-- start --

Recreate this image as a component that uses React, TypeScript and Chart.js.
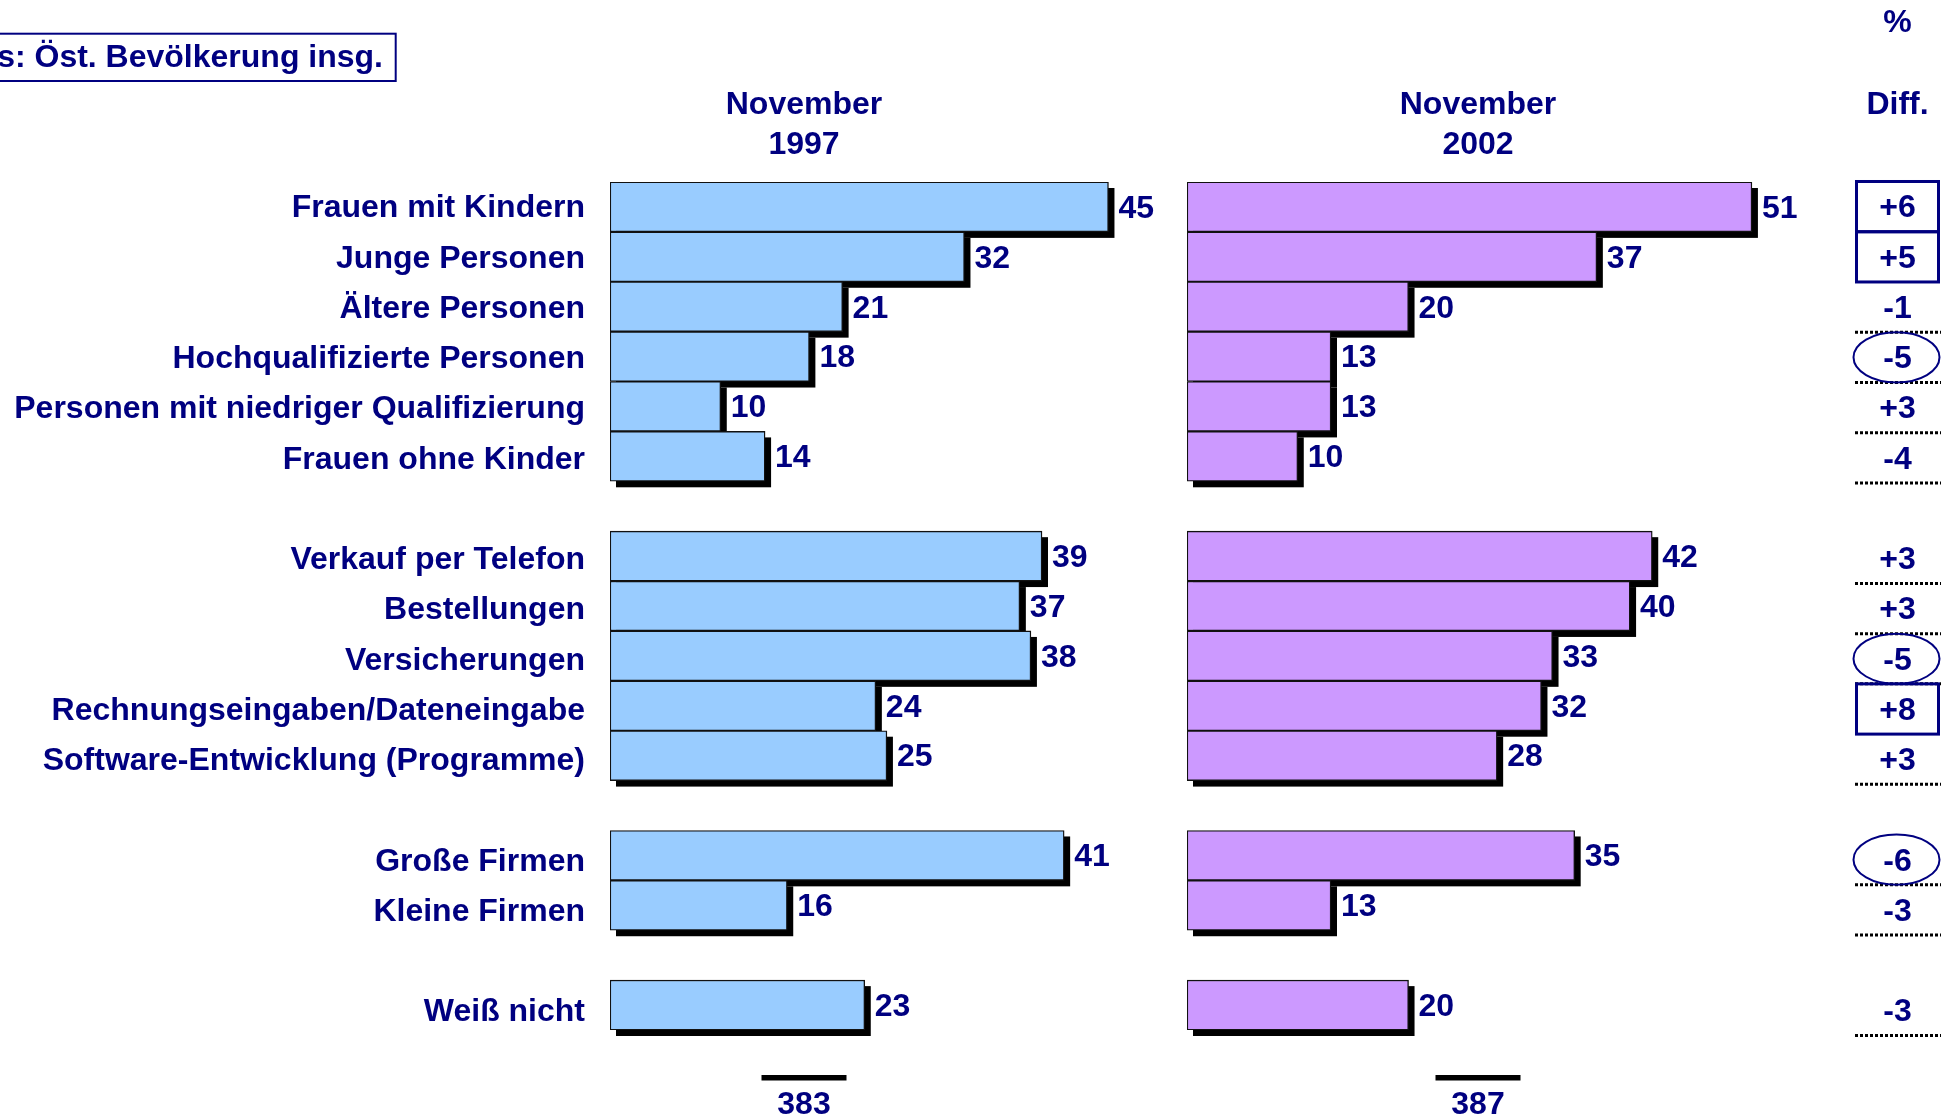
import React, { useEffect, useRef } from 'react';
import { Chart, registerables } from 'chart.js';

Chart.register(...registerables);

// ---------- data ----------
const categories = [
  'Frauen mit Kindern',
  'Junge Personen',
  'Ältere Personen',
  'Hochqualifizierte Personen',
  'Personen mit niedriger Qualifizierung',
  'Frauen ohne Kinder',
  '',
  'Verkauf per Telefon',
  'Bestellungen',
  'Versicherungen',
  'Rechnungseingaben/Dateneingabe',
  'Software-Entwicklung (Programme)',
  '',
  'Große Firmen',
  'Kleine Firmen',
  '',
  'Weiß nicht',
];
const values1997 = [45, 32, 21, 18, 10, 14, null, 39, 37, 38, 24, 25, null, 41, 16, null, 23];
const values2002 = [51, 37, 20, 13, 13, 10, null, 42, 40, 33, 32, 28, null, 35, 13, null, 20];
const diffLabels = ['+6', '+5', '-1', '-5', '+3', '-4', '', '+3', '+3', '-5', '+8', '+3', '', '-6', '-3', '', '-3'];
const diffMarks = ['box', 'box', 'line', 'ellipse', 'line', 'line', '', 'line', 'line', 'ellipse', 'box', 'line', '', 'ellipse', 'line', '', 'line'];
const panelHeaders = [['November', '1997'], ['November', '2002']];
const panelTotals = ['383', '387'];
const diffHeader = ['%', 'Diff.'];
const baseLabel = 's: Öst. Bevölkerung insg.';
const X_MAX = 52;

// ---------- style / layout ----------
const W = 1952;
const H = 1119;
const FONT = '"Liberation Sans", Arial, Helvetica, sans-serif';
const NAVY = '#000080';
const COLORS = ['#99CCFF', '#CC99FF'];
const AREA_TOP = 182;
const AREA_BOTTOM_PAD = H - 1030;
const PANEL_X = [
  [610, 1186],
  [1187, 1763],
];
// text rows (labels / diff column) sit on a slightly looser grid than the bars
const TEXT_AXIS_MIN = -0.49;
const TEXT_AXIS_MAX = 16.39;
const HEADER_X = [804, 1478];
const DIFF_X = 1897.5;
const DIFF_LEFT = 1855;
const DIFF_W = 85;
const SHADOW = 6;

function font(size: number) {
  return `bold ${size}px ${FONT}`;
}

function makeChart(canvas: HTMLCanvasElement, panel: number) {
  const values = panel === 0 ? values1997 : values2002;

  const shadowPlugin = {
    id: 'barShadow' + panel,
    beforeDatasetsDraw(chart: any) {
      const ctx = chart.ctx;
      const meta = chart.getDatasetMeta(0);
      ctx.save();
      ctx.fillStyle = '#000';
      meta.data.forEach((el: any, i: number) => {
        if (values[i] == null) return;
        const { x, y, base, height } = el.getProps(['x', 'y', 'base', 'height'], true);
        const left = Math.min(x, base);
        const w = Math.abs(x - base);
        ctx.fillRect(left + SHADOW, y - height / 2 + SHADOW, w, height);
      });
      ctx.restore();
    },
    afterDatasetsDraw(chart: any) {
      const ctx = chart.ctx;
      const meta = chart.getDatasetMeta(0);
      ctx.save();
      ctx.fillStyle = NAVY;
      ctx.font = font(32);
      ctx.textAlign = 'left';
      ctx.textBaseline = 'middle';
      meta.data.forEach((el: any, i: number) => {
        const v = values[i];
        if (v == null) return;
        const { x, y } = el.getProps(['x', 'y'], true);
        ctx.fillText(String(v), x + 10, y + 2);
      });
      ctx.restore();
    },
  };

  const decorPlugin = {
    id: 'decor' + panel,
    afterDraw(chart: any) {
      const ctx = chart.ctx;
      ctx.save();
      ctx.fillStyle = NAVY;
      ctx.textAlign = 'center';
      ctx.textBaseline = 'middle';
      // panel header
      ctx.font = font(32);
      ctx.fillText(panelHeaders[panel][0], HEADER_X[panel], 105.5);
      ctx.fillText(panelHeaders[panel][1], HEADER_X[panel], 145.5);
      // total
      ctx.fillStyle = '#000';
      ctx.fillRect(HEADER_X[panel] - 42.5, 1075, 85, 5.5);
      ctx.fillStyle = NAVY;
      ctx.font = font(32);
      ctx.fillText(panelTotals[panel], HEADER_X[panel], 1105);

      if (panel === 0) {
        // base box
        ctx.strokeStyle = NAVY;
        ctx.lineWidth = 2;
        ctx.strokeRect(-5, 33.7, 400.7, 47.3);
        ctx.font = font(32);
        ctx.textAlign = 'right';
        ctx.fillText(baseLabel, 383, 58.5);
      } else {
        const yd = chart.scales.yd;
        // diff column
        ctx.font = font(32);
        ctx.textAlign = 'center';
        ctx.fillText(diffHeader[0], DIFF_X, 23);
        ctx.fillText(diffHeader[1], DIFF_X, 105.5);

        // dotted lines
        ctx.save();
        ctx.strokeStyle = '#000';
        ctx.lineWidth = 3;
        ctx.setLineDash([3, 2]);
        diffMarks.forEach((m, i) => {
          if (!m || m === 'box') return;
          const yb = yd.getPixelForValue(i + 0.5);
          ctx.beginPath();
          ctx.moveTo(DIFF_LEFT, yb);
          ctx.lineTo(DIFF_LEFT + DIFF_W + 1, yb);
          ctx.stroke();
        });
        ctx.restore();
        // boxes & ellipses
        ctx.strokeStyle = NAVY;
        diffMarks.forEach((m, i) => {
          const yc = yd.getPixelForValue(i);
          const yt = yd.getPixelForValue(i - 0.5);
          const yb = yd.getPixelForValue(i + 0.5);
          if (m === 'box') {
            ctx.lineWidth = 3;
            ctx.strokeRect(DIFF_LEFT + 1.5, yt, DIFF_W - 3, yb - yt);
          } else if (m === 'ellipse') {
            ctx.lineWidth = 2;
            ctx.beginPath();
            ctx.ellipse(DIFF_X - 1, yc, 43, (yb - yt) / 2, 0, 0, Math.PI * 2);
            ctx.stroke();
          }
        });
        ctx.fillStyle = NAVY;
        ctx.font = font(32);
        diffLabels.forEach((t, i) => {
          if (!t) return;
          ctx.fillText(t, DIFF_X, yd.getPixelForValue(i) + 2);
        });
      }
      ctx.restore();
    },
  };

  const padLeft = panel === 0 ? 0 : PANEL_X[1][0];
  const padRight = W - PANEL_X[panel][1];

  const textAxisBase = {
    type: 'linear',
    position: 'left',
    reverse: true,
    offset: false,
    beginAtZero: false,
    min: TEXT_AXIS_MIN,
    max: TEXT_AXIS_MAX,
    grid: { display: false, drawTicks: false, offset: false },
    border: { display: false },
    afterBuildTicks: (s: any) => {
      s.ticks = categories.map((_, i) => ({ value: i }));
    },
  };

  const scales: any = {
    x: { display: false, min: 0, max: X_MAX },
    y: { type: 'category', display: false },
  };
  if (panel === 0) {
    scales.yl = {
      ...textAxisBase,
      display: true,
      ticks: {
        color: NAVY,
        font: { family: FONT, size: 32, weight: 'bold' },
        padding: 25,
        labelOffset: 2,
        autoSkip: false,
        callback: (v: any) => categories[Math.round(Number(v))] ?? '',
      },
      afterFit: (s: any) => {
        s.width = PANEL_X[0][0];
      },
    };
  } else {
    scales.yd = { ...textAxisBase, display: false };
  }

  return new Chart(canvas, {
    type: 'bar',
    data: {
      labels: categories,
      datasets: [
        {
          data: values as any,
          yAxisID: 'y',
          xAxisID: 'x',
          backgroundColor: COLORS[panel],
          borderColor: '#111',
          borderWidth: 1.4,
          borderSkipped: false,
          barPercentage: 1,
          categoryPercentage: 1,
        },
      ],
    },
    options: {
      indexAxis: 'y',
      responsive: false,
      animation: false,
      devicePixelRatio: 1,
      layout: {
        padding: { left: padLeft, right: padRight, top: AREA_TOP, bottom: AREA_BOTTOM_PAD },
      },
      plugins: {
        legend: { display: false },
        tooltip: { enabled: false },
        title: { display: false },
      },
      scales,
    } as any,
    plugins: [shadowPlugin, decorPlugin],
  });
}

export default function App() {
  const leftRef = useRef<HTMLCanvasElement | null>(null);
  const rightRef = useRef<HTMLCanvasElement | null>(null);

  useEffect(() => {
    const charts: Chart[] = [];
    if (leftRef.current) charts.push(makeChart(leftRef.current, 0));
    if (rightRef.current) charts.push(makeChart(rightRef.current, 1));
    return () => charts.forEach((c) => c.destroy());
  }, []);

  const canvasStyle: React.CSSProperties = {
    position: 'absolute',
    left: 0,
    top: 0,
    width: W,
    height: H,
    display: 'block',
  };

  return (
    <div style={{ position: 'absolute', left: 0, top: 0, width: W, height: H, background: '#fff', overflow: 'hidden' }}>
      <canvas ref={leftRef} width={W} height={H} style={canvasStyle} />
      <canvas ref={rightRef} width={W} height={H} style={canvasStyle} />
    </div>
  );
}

-- end --
-- start --

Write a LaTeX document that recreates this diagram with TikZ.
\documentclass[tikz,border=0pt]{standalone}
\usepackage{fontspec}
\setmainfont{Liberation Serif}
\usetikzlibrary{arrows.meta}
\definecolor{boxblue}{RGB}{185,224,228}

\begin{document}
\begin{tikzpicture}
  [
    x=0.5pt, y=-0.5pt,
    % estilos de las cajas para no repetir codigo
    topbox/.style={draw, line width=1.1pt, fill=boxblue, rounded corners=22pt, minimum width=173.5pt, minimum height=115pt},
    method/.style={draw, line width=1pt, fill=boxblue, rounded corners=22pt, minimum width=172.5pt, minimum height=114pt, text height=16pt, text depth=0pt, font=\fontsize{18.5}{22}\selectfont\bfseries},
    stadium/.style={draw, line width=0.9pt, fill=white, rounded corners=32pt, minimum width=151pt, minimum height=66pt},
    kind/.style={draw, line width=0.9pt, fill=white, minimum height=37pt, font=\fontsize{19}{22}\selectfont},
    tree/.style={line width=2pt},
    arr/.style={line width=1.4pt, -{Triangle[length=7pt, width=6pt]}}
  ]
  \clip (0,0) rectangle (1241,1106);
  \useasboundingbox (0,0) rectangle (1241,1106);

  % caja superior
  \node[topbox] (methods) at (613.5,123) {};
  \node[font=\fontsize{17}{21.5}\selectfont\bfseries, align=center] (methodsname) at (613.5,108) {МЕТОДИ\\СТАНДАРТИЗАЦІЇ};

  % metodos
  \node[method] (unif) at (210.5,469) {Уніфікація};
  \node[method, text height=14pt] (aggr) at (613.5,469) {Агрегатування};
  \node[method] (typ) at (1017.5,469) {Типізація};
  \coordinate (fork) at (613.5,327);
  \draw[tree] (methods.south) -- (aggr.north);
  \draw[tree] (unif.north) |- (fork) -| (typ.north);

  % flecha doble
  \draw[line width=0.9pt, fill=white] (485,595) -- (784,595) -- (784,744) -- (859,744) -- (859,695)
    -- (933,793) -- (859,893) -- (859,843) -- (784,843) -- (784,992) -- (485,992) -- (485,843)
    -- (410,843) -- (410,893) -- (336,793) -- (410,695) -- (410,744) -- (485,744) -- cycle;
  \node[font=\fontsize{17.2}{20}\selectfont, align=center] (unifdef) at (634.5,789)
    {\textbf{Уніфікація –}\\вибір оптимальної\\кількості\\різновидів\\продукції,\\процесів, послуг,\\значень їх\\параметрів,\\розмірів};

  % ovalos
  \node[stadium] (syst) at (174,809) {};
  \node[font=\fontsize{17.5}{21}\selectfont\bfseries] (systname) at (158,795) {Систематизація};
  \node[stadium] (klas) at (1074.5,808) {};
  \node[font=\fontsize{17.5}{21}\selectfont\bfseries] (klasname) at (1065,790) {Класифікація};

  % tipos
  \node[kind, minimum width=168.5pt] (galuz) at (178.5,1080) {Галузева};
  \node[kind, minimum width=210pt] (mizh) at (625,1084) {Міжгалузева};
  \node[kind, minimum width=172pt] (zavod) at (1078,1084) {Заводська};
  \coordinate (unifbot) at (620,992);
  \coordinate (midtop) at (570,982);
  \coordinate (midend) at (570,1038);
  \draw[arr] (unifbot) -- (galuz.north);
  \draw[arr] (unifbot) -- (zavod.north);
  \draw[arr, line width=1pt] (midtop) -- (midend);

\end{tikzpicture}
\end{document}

-- end --
-- start --

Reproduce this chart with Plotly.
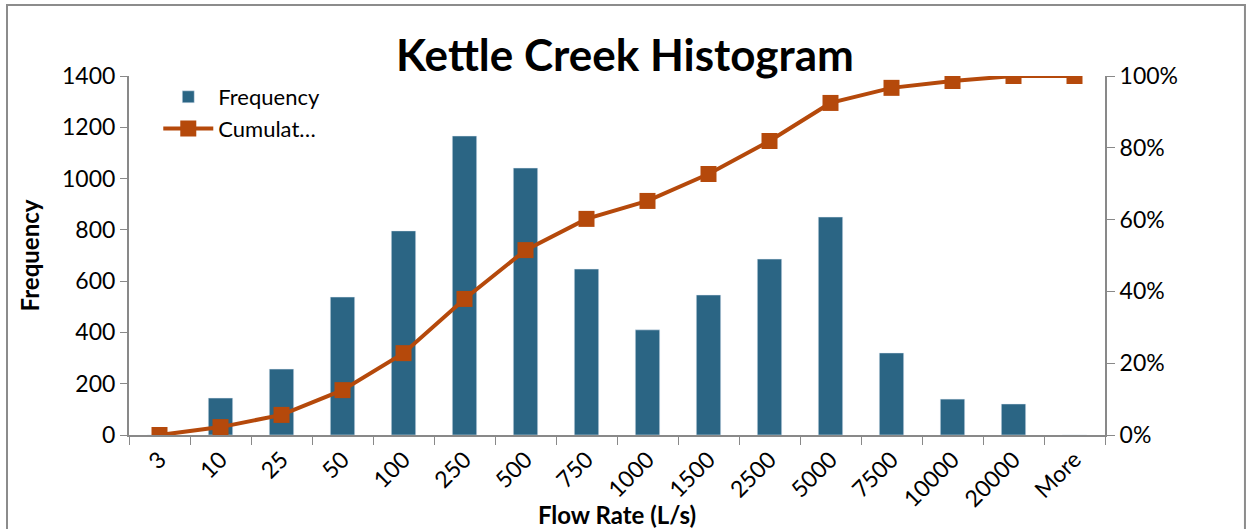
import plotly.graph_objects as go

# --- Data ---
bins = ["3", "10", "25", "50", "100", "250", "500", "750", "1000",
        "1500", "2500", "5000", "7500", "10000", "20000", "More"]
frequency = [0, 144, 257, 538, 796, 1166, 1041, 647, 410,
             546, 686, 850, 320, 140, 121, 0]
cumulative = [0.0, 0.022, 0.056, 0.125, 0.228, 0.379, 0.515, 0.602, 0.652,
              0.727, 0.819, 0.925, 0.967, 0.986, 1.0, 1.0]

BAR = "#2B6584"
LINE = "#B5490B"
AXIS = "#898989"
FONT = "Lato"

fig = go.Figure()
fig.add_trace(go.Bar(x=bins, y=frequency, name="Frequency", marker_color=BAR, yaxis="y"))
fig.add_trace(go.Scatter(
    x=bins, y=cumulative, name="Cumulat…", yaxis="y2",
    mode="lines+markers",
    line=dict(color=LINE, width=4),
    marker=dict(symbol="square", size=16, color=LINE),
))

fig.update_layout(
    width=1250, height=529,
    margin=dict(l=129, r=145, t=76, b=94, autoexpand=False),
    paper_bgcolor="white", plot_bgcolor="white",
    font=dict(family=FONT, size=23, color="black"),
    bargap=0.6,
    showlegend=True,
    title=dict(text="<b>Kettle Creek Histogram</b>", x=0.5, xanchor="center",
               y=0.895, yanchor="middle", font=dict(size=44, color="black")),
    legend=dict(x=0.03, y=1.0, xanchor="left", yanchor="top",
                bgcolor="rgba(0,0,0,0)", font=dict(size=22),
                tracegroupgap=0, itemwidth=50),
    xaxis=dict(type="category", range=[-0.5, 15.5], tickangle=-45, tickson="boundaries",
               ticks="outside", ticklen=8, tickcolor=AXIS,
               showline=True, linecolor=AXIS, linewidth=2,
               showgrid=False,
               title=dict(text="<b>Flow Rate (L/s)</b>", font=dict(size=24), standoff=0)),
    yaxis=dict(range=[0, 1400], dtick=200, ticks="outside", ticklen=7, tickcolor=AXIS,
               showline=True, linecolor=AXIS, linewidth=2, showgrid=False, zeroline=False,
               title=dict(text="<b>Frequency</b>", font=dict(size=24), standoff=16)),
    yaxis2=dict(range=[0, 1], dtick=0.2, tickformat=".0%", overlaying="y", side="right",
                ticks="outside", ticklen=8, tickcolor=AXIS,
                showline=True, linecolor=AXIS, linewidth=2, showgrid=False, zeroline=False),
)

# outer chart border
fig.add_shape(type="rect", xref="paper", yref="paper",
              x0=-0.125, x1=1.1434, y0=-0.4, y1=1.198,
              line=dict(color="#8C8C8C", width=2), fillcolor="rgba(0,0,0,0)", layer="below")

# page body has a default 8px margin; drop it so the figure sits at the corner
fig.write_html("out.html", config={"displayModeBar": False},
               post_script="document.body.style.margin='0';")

-- end --

### Task brief
Look above for the line with "Recreate this image", then print it and each line after it down to and including the line with "Chart.register(...registerables);". Leave out the pictures and keep the wording exact.

### Exercise output
Recreate this image as a component that uses React, TypeScript and Chart.js.
import React, { useEffect, useRef } from 'react';
import { Chart, registerables } from 'chart.js';

Chart.register(...registerables);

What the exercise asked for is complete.